** Material provided **

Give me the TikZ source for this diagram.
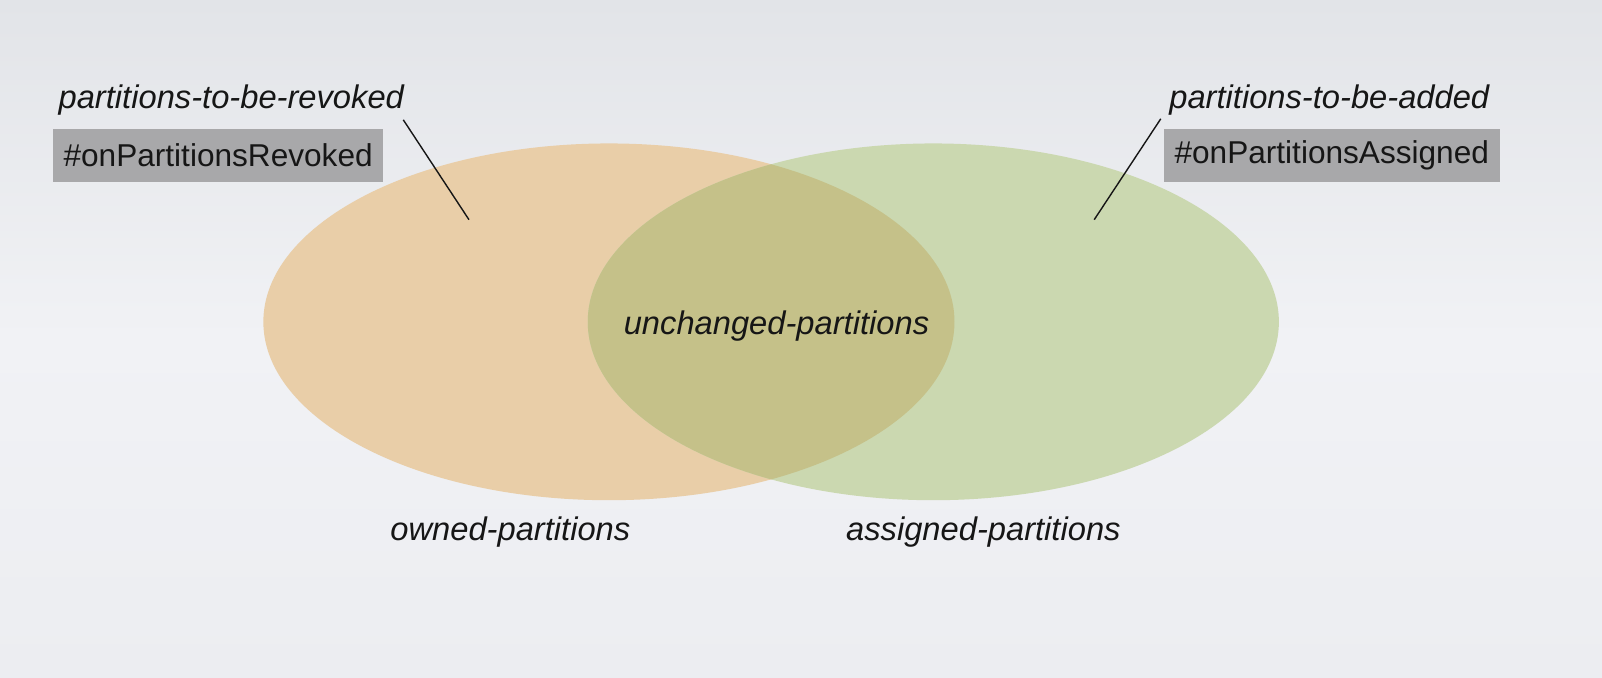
\documentclass[tikz,border=0pt]{standalone}
\usepackage{fontspec}
\setmainfont{Liberation Sans}
\definecolor{bgtop}{RGB}{226,228,232}
\definecolor{bgmid}{RGB}{241,242,245}
\definecolor{bgbot}{RGB}{236,237,241}
\definecolor{ownedc}{RGB}{233,206,168}
\definecolor{assignc}{RGB}{203,216,176}
\definecolor{bothc}{RGB}{197,193,137}
\definecolor{boxc}{RGB}{168,168,170}
\definecolor{inkc}{RGB}{22,22,22}
\tikzset{
  lbl/.style={font=\fontsize{16.35}{19}\selectfont\itshape, text=inkc, inner sep=0pt},
  cbbox/.style={fill=boxc, font=\fontsize{15.8}{19}\selectfont, text=inkc, inner sep=0pt, minimum height=26.6pt},
  leader/.style={draw=inkc, line width=0.7pt}
}
\begin{document}
\begin{tikzpicture}[x=0.5109pt,y=-0.5109pt]
\useasboundingbox (0,0) rectangle (1568,663.6);
\shade[top color=bgtop, bottom color=bgmid] (0,0) rectangle (1568,332);
\shade[top color=bgmid, bottom color=bgbot] (0,332) rectangle (1568,663.6);
% ellipses
\fill[ownedc] (596,315) ellipse [x radius=172.8pt, y radius=89.2pt];
\fill[assignc] (913.5,315) ellipse [x radius=172.8pt, y radius=89.2pt];
\begin{scope}
  \clip (596,315) ellipse [x radius=172.8pt, y radius=89.2pt];
  \fill[bothc] (913.5,315) ellipse [x radius=172.8pt, y radius=89.2pt];
\end{scope}
% labels
\node[lbl, anchor=west] (revoked) at (57,98) {partitions-to-be-revoked};
\node[lbl, anchor=east] (added) at (1458,98) {partitions-to-be-added};
\node[cbbox, minimum width=165pt] (cbrev) at (213.5,152) {\raisebox{-1pt}{\#onPartitionsRevoked}};
\node[cbbox, minimum width=168pt] (cbadd) at (1303.5,152) {\raisebox{-1pt}{\#onPartitionsAssigned}};
\node[lbl] (unch) at (760,319) {unchanged-partitions};
\node[lbl] (owned) at (499.5,521) {owned-partitions};
\node[lbl] (assigned) at (962.5,521) {assigned-partitions};
% leader lines
\coordinate (revin) at (459,215);
\coordinate (addin) at (1071,215);
\draw[leader] (revoked.south east) ++(-1,4) -- (revin);
\draw[leader] (added.south west) ++(-8,3) -- (addin);
\end{tikzpicture}
\end{document}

** Written task **
Write the material out again exactly as it appears, dropping the pictures.

** Task result **
Give me the TikZ source for this diagram.
\documentclass[tikz,border=0pt]{standalone}
\usepackage{fontspec}
\setmainfont{Liberation Sans}
\definecolor{bgtop}{RGB}{226,228,232}
\definecolor{bgmid}{RGB}{241,242,245}
\definecolor{bgbot}{RGB}{236,237,241}
\definecolor{ownedc}{RGB}{233,206,168}
\definecolor{assignc}{RGB}{203,216,176}
\definecolor{bothc}{RGB}{197,193,137}
\definecolor{boxc}{RGB}{168,168,170}
\definecolor{inkc}{RGB}{22,22,22}
\tikzset{
  lbl/.style={font=\fontsize{16.35}{19}\selectfont\itshape, text=inkc, inner sep=0pt},
  cbbox/.style={fill=boxc, font=\fontsize{15.8}{19}\selectfont, text=inkc, inner sep=0pt, minimum height=26.6pt},
  leader/.style={draw=inkc, line width=0.7pt}
}
\begin{document}
\begin{tikzpicture}[x=0.5109pt,y=-0.5109pt]
\useasboundingbox (0,0) rectangle (1568,663.6);
\shade[top color=bgtop, bottom color=bgmid] (0,0) rectangle (1568,332);
\shade[top color=bgmid, bottom color=bgbot] (0,332) rectangle (1568,663.6);
% ellipses
\fill[ownedc] (596,315) ellipse [x radius=172.8pt, y radius=89.2pt];
\fill[assignc] (913.5,315) ellipse [x radius=172.8pt, y radius=89.2pt];
\begin{scope}
  \clip (596,315) ellipse [x radius=172.8pt, y radius=89.2pt];
  \fill[bothc] (913.5,315) ellipse [x radius=172.8pt, y radius=89.2pt];
\end{scope}
% labels
\node[lbl, anchor=west] (revoked) at (57,98) {partitions-to-be-revoked};
\node[lbl, anchor=east] (added) at (1458,98) {partitions-to-be-added};
\node[cbbox, minimum width=165pt] (cbrev) at (213.5,152) {\raisebox{-1pt}{\#onPartitionsRevoked}};
\node[cbbox, minimum width=168pt] (cbadd) at (1303.5,152) {\raisebox{-1pt}{\#onPartitionsAssigned}};
\node[lbl] (unch) at (760,319) {unchanged-partitions};
\node[lbl] (owned) at (499.5,521) {owned-partitions};
\node[lbl] (assigned) at (962.5,521) {assigned-partitions};
% leader lines
\coordinate (revin) at (459,215);
\coordinate (addin) at (1071,215);
\draw[leader] (revoked.south east) ++(-1,4) -- (revin);
\draw[leader] (added.south west) ++(-8,3) -- (addin);
\end{tikzpicture}
\end{document}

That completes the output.